The Central Bank of Nigeria has introduced a set of new regulations aimed at strengthening the security of instant payment services and giving customers greater control over digital banking transactions such as mobile and internet transfers.
The new measures were announced in a circular dated March 12 and signed by Musa Jimoh. According to the regulator, the guidelines will take effect from July 1 and will apply to all banks and payment service providers operating in Nigeria.
The apex bank said the updated framework is designed to reduce fraud risks and improve security within Nigeria’s rapidly expanding digital payment ecosystem.
One of the major provisions in the new guidelines allows customers to decide whether instant payment services should be active on their bank accounts. Under the new rules, financial institutions are required to give customers the option to opt in or opt out of instant payment services at any time.
According to the circular, customers who choose to opt out will have online instant transfers temporarily disabled on their accounts. During this period, they will not be able to carry out instant transfers through mobile or internet banking platforms.
However, the CBN explained that customers can still visit their banks physically to initiate transfers if their accounts are in opt-out mode.
The regulator stated that the process of opting in or out of instant payment services will be subject to multi-factor authentication, a security process that requires users to verify their identity using multiple methods before transactions can be completed.
The circular also clarified that the default setting for new customers will remain opt-in when they open a bank account.
Another key aspect of the new framework allows customers to adjust their transaction limits within existing regulatory thresholds. Currently, the maximum transfer limit for individuals is ₦25 million, while corporate accounts can transfer up to ₦250 million.
Under the new rules, customers can request adjustments to their transaction limits provided the bank conducts enhanced due diligence and appropriate risk assessment before approving the change.
The CBN said any approved adjustment will take effect immediately after the customer successfully completes multi-factor authentication confirming their consent.
In addition to giving customers more control over their transaction settings, the central bank has directed financial institutions to strengthen fraud detection systems across their digital platforms.
Banks and payment service providers are now required to deploy enterprise-level monitoring systems capable of tracking transaction inflows and outflows in real time in order to identify suspicious activities and prevent fraud.
The regulator also introduced stricter identity verification procedures for online banking services.
According to the new guidelines, financial institutions must implement liveness verification checks for online account opening and account reactivation processes.
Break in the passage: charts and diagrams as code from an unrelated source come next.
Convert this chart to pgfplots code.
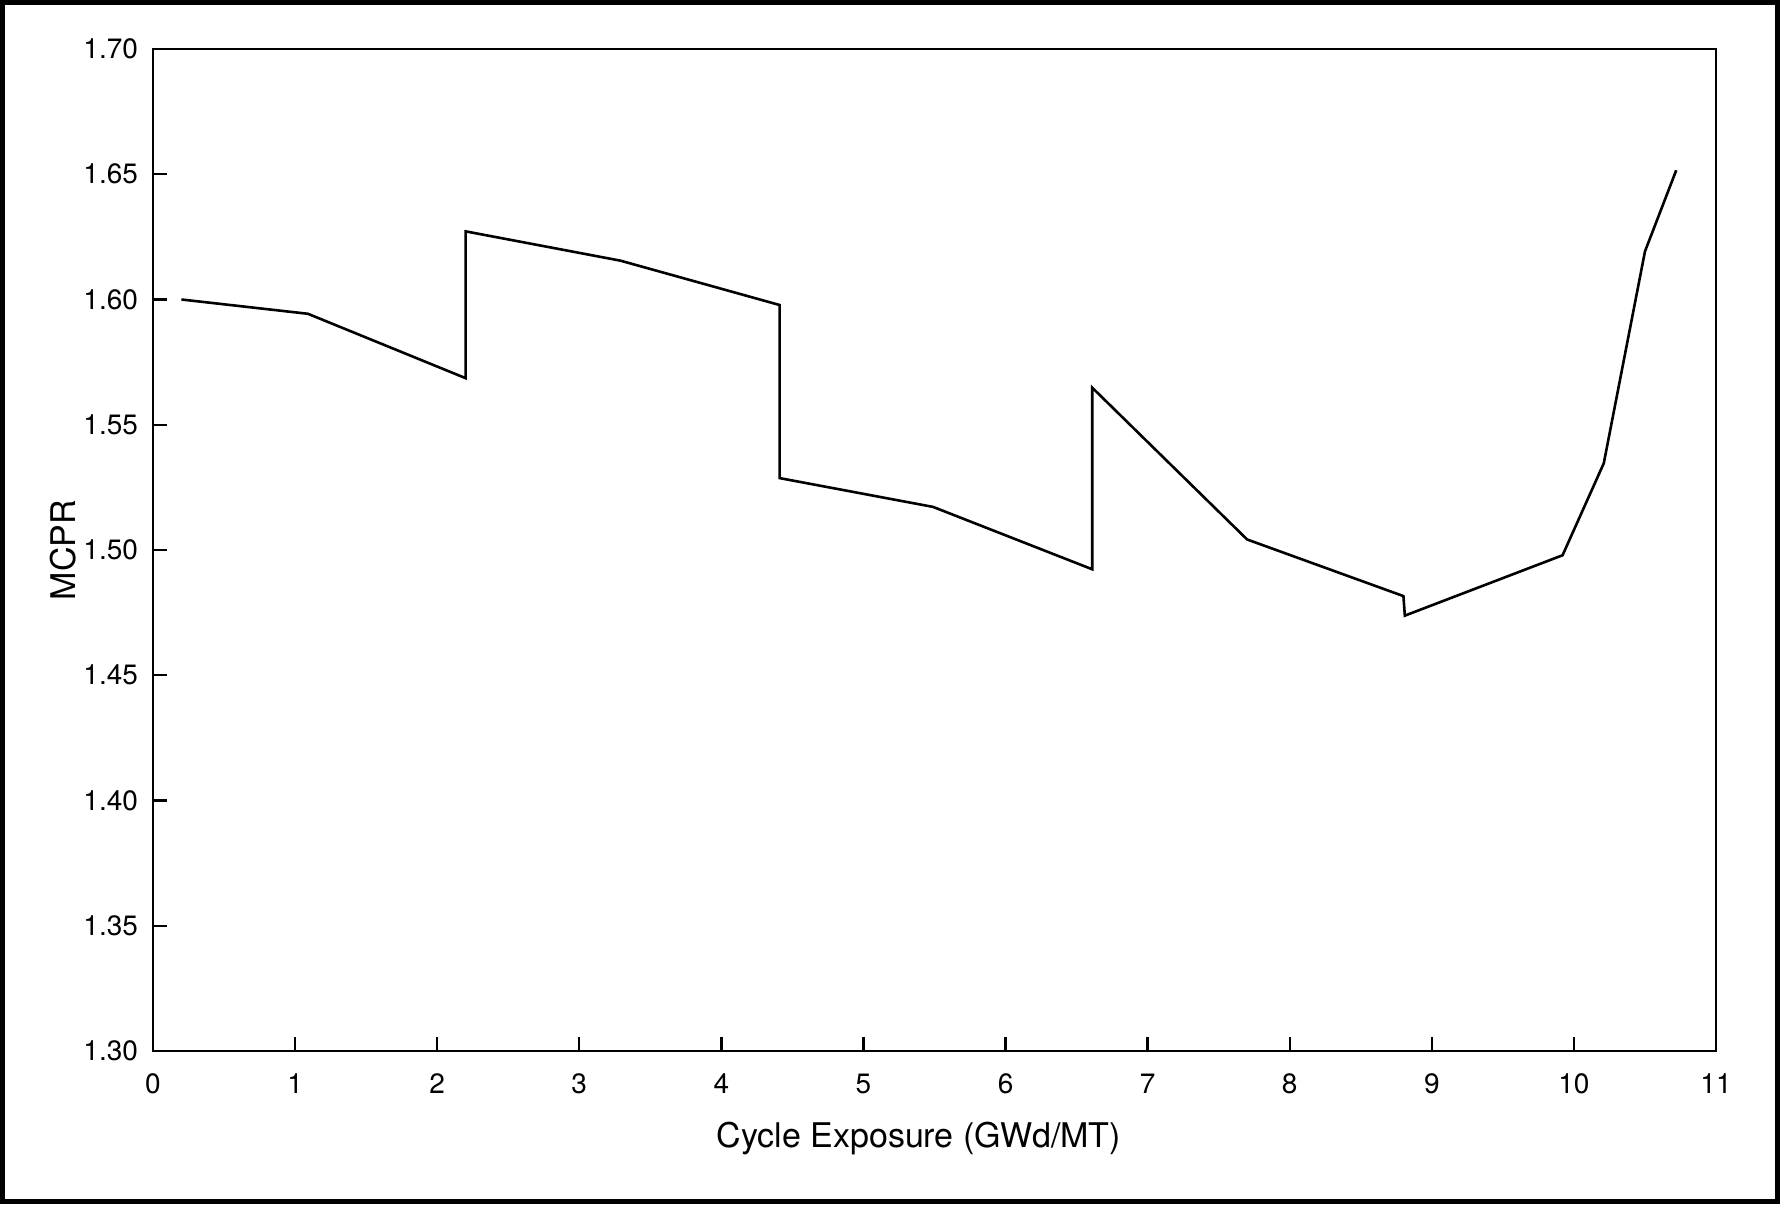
\documentclass[border=0pt]{standalone}
\usepackage{fontspec}
\setmainfont{TeX Gyre Heros}
\usepackage{pgfplots}
\pgfplotsset{compat=1.18}

% MCPR versus cycle exposure
\pgfplotstableread{
x      y
0.20   1.6000
1.09   1.5943
2.20   1.5686
2.20   1.6272
3.29   1.6155
4.41   1.5978
4.41   1.5287
5.49   1.5172
6.61   1.4923
6.61   1.5648
7.70   1.5042
8.80   1.4816
8.81   1.4738
9.92   1.4979
10.21  1.5346
10.50  1.6192
10.72  1.6516
}\mcprdata

\begin{document}
\begin{tikzpicture}
\useasboundingbox (0,0) rectangle (890pt,602pt);
\draw[line width=2.4pt] (1.2pt,1.2pt) rectangle (888.8pt,600.8pt);
\begin{axis}[
  at={(76.5pt,76.5pt)}, anchor=south west,
  scale only axis,
  width=781.5pt, height=501pt,
  xmin=0, xmax=11, ymin=1.30, ymax=1.70,
  xtick={0,1,...,11},
  ytick={1.30,1.35,1.40,1.45,1.50,1.55,1.60,1.65,1.70},
  yticklabel style={/pgf/number format/fixed, /pgf/number format/fixed zerofill,
    /pgf/number format/precision=2, xshift=-4pt},
  xticklabel style={yshift=-8pt},
  /pgf/number format/assume math mode=true,
  tick align=inside,
  xtick pos=bottom, ytick pos=left,
  major tick length=7pt,
  every tick/.style={black, line width=1.2pt},
  axis line style={line width=1.2pt},
  tick label style={font=\fontsize{14}{16}\selectfont},
  label style={font=\fontsize{17}{20}\selectfont},
  xlabel={Cycle Exposure (GWd/MT)},
  ylabel={MCPR},
  xlabel style={at={(rel axis cs:0.49,0)}, anchor=base, yshift=-48pt},
  ylabel style={at={(rel axis cs:0,0.5)}, anchor=center, yshift=45pt},
  clip=false,
]
\addplot[black, line width=1.3pt, line join=miter] table[x=x, y=y] {\mcprdata};
\end{axis}
\end{tikzpicture}
\end{document}
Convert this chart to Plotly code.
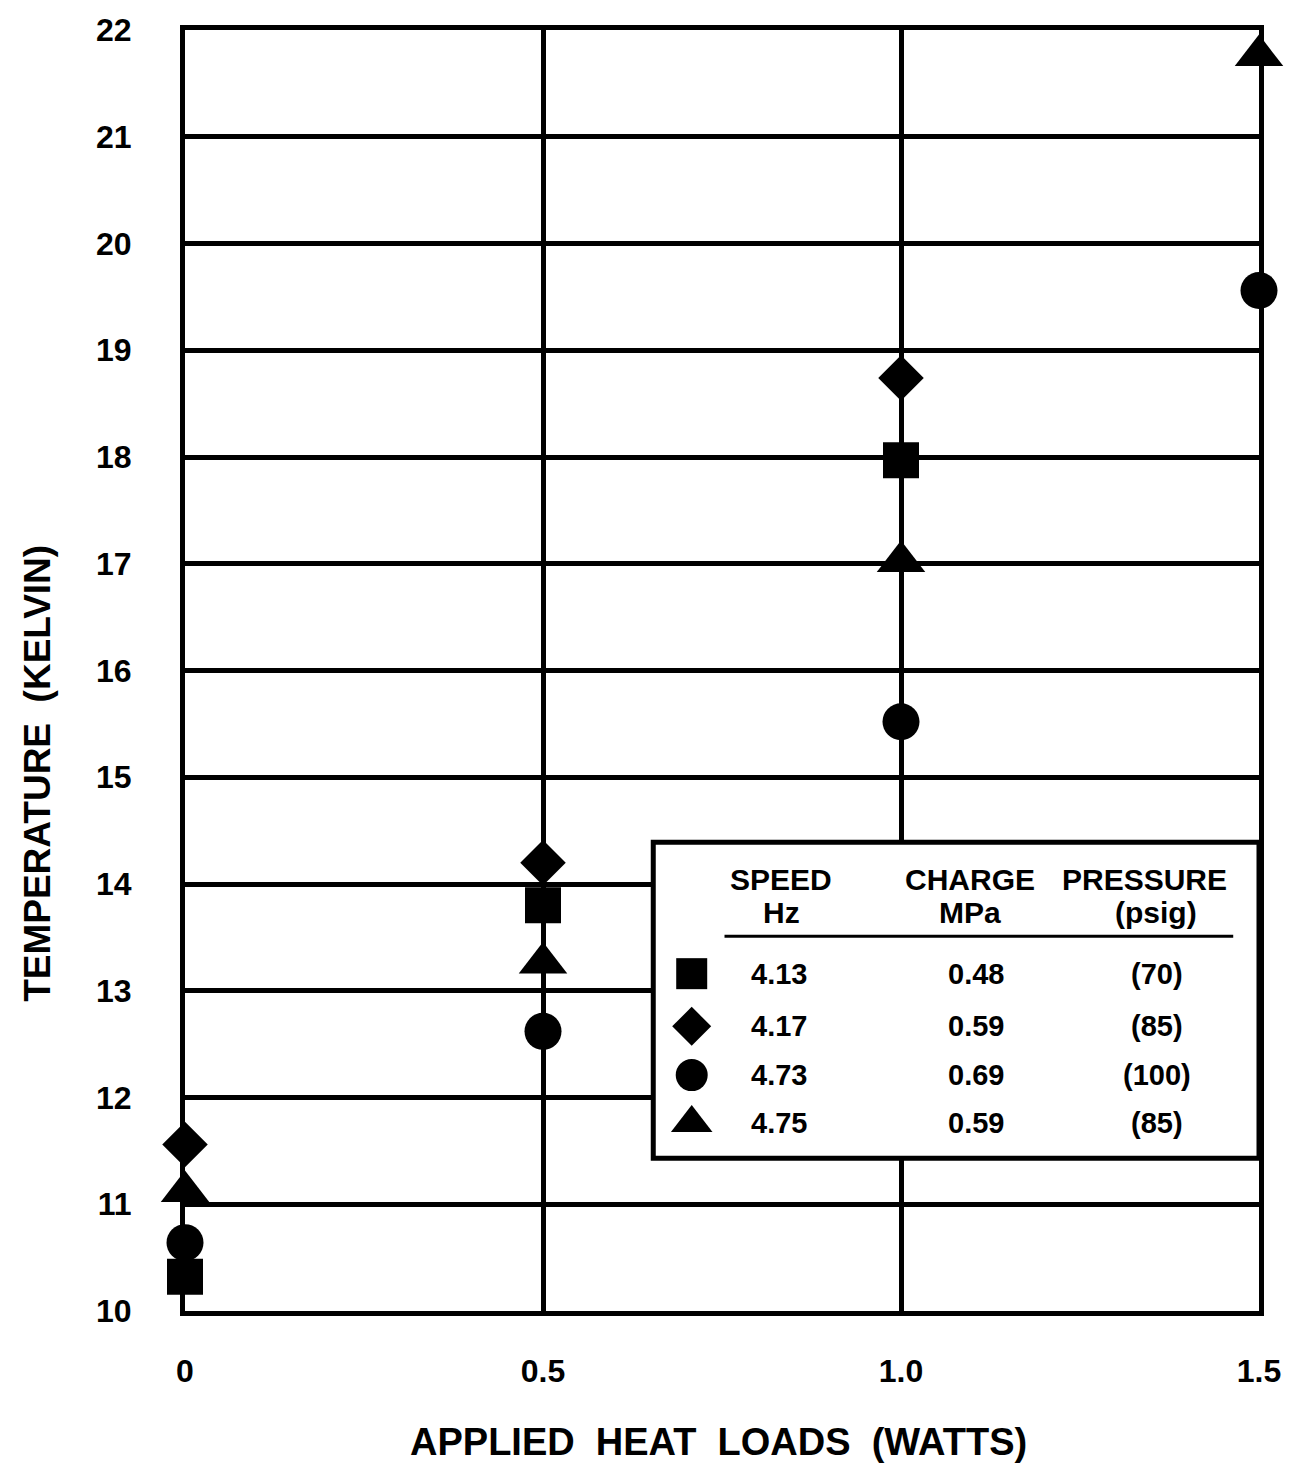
import plotly.graph_objects as go

# ---- data ----
heat_load = [0.0, 0.5, 1.0, 1.5]
series_names = ["4.13 Hz", "4.17 Hz", "4.73 Hz", "4.75 Hz"]
temp_413 = [10.32, 13.80, 17.97, None]
temp_417 = [11.56, 14.20, 18.74, None]
temp_473 = [10.64, 12.62, 15.52, 19.56]
temp_475 = [11.12, 13.26, 17.02, 21.76]
symbols = ["square", "diamond", "circle", "triangle-up"]
marker_sizes = [36, 35, 37, 42]

x_tickvals = [0, 0.5, 1.0, 1.5]
x_ticktext = ["0", "0.5", "1.0", "1.5"]
y_tickvals = list(range(10, 23))
y_ticktext = [str(v) for v in y_tickvals]

legend_speed = ["4.13", "4.17", "4.73", "4.75"]
legend_charge = ["0.48", "0.59", "0.69", "0.59"]
legend_pressure = ["(70)", "(85)", "(100)", "(85)"]

FONT = "Liberation Sans, Arial, Helvetica, sans-serif"
SP = "&nbsp;"

fig = go.Figure()
for name, ys, sym, sz in zip(series_names, [temp_413, temp_417, temp_473, temp_475], symbols, marker_sizes):
    fig.add_trace(go.Scatter(
        x=heat_load, y=ys, mode="markers", name=name,
        marker=dict(symbol=sym, size=sz, color="black", opacity=1, line=dict(width=0)),
        showlegend=False, cliponaxis=False,
    ))

# ---- legend box (layout) ----
box_x0, box_x1 = 0.654, 1.5
box_y0, box_y1 = 11.43, 14.39
fig.add_shape(type="rect", xref="x", yref="y", x0=box_x0, x1=box_x1, y0=box_y0, y1=box_y1,
              fillcolor="white", line=dict(color="black", width=5), layer="between")
fig.add_shape(type="line", xref="x", yref="y", x0=0.7535, x1=1.464, y0=13.51, y1=13.51,
              line=dict(color="black", width=3), layer="between")

row_y = [13.16, 12.667, 12.21, 11.76]
legend_marker_x = 0.7077
legend_marker_sizes = [31, 30, 32, 36]
for sym, yv, sz in zip(symbols, row_y, legend_marker_sizes):
    fig.add_trace(go.Scatter(
        x=[legend_marker_x], y=[yv], mode="markers", showlegend=False, hoverinfo="skip",
        marker=dict(symbol=sym, size=sz, color="black", opacity=1, line=dict(width=0)),
    ))

col_speed, col_charge, col_press = 0.830, 1.1046, 1.357
ann = []
hdr_font = dict(family=FONT, size=30, color="black")
ann += [
    dict(x=0.8326, y=14.04, text="<b>SPEED</b>", font=hdr_font),
    dict(x=0.8326, y=13.73, text="<b>Hz</b>", font=hdr_font),
    dict(x=1.096, y=14.04, text="<b>CHARGE</b>", font=hdr_font),
    dict(x=1.096, y=13.73, text="<b>MPa</b>", font=hdr_font),
    dict(x=1.340, y=14.04, text="<b>PRESSURE</b>", font=hdr_font),
    dict(x=1.356, y=13.73, text="<b>(psig)</b>", font=hdr_font),
]
val_font = dict(family=FONT, size=29, color="black")
for yv, s, c, p in zip(row_y, legend_speed, legend_charge, legend_pressure):
    ann.append(dict(x=col_speed, y=yv, text="<b>" + s + "</b>", font=val_font))
    ann.append(dict(x=col_charge, y=yv, text="<b>" + c + "</b>", font=val_font))
    ann.append(dict(x=col_press, y=yv, text="<b>" + p + "</b>", font=val_font))
for a in ann:
    a.update(xref="x", yref="y", showarrow=False, xanchor="center", yanchor="middle")

# axis titles
ann.append(dict(xref="paper", yref="paper", x=0.497, y=-0.1026, showarrow=False,
                text="<b>APPLIED" + SP * 2 + "HEAT" + SP * 2 + "LOADS" + SP * 2 + "(WATTS)</b>",
                xanchor="center", yanchor="middle",
                font=dict(family=FONT, size=38, color="black")))
ann.append(dict(xref="paper", yref="paper", x=-0.137, y=0.42, showarrow=False, textangle=-90,
                text="<b>TEMPERATURE" + SP * 2 + "(KELVIN)</b>", xanchor="center", yanchor="middle",
                font=dict(family=FONT, size=37, color="black")))

axis_common = dict(showgrid=True, gridcolor="black", gridwidth=5, zeroline=False,
                   showline=True, linecolor="black", linewidth=5, mirror=True,
                   ticks="", tickfont=dict(family=FONT, size=32, color="black"))

fig.update_layout(
    width=1293, height=1463,
    margin=dict(l=185, r=30, t=24, b=152),
    paper_bgcolor="white", plot_bgcolor="white",
    annotations=ann,
    xaxis=dict(range=[0, 1.5], tickvals=x_tickvals,
               ticktext=["<b>" + t + "</b>" for t in x_ticktext],
               ticklabelstandoff=28, **axis_common),
    yaxis=dict(range=[10, 22], tickvals=y_tickvals,
               ticktext=["<b>" + t + "</b>" for t in y_ticktext],
               ticklabelstandoff=42, **axis_common),
)

fig.write_html("out.html")
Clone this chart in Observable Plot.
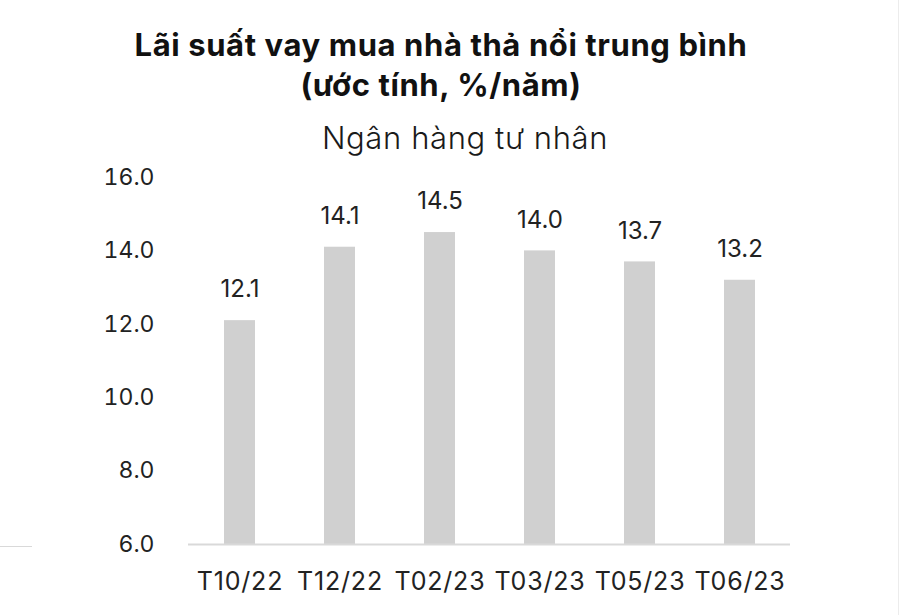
<!DOCTYPE html>
<html>
<head>
<meta charset="utf-8">
<script src="https://cdn.jsdelivr.net/npm/d3@7"></script>
<script src="https://cdn.jsdelivr.net/npm/@observablehq/plot@0.6"></script>
<style>
  html, body { margin: 0; padding: 0; background: #fff; }
  body { width: 900px; height: 615px; position: relative; overflow: hidden; font-family: Inter, "Noto Sans", sans-serif; color: #111; }
  #title { position: absolute; top: 25px; left: 0; width: 882px; text-align: center; font-size: 31px; font-weight: 700; line-height: 40px; letter-spacing: 0.6px; }
  #subtitle { position: absolute; top: 120px; left: 30px; width: 870px; text-align: center; font-size: 31px; font-weight: 300; line-height: 36px; color: #1a1a1a; letter-spacing: 0.6px; }
  #chart { position: absolute; top: 160px; left: 0; }
  #leftrule { position: absolute; left: 0; top: 546px; width: 32px; height: 1px; background: #d9d9d9; }
  #rightrule { position: absolute; right: 1px; top: 0; width: 1px; height: 615px; background: #ececec; }
  g[aria-label="x-axis tick label"] text { letter-spacing: 0.8px; }
</style>
</head>
<body>
<div id="title">Lãi suất vay mua nhà thả nổi trung bình<br>(ước tính, %/năm)</div>
<div id="subtitle">Ngân hàng tư nhân</div>
<div id="chart"></div>
<div id="leftrule"></div>
<div id="rightrule"></div>
<script>
const months = ["T10/22", "T12/22", "T02/23", "T03/23", "T05/23", "T06/23"];
const rates = [12.1, 14.1, 14.5, 14.0, 13.7, 13.2];
const yTicks = [6, 8, 10, 12, 14, 16];

const data = months.map((m, i) => ({month: m, rate: rates[i]}));

const chart = Plot.plot({
  width: 900,
  height: 455,
  marginTop: 17,
  marginBottom: 71,
  marginLeft: 188,
  marginRight: 110,
  style: {fontFamily: "Inter, 'Noto Sans', sans-serif", fontSize: "23px", color: "#222", background: "transparent"},
  x: {domain: months, paddingInner: 0.69, paddingOuter: 0.345, label: null},
  y: {domain: [6, 16], label: null},
  marks: [
    Plot.axisY({ticks: yTicks, tickFormat: d => d.toFixed(1), tickSize: 0, tickPadding: 34, fontSize: 23}),
    Plot.axisX({tickSize: 0, tickPadding: 28, fontSize: 25}),
    Plot.barY(data, {x: "month", y1: 6, y2: "rate", fill: "#d0d0d0"}),
    Plot.ruleY([6], {stroke: "#d9d9d9", strokeWidth: 2}),
    Plot.text(data, {x: "month", y: "rate", text: d => d.rate.toFixed(1), dy: -31, fontSize: 24, fill: "#222"})
  ]
});
document.getElementById("chart").appendChild(chart);
</script>
</body>
</html>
These checks will be carried out against the Bank Verification Number database and the National Identity Management Commission database for the National Identification Number.
Liveness verification requires customers to confirm they are physically present during identity verification. This may involve actions such as blinking, smiling, speaking or turning their heads during facial recognition processes used by banking platforms.
The CBN said the measure is intended to reduce identity theft and prevent fraudulent account openings using stolen personal information.
The new framework also introduces a device-binding requirement for mobile banking applications.
Under this rule, mobile financial service apps will only be allowed to operate on one device at a time. Customers will not be able to access their mobile banking applications simultaneously on multiple devices.
If a user wants to switch to a new device, the system will automatically trigger a fresh authentication process to verify the customer’s identity before the app can be activated.
The circular explained that migration to another device will require full reactivation and authentication to ensure the account remains secure.
The central bank also introduced temporary transaction restrictions for newly activated mobile banking applications.
For newly opened accounts, the first 24 hours after activating a mobile banking app will carry a transaction limit of ₦20,000 for both incoming and outgoing transfers.
The same restriction will apply when an existing customer activates their mobile banking application on a new device.
According to the regulator, the temporary restriction is intended to reduce the risk of fraud during the early stages of account activation when accounts may be most vulnerable.
The CBN further stated that internet banking services will also be subject to stricter security measures.
Under the new rules, the first login attempt from a new device on an internet banking platform must go through additional multi-factor authentication checks before the user can access their account.
The central bank said these measures form part of a broader strategy to strengthen Nigeria’s digital payment system and protect customers as financial transactions increasingly move online.
Nigeria has experienced rapid growth in digital payments in recent years, driven by increased smartphone usage, mobile banking adoption and fintech innovation.
However, the rise in electronic transactions has also been accompanied by increasing cases of cyber fraud and identity theft targeting bank customers.
The CBN noted that the new regulations represent the minimum operational standards for instant payment services in Nigeria.
According to the regulator, the framework is part of ongoing efforts to enhance customer protection, improve fraud detection capabilities and give users greater control over how their digital banking services are used.
Banks and payment service providers have been directed to fully implement the new guidelines before the July 1 effective date as the central bank continues to strengthen oversight of the country’s evolving digital financial system.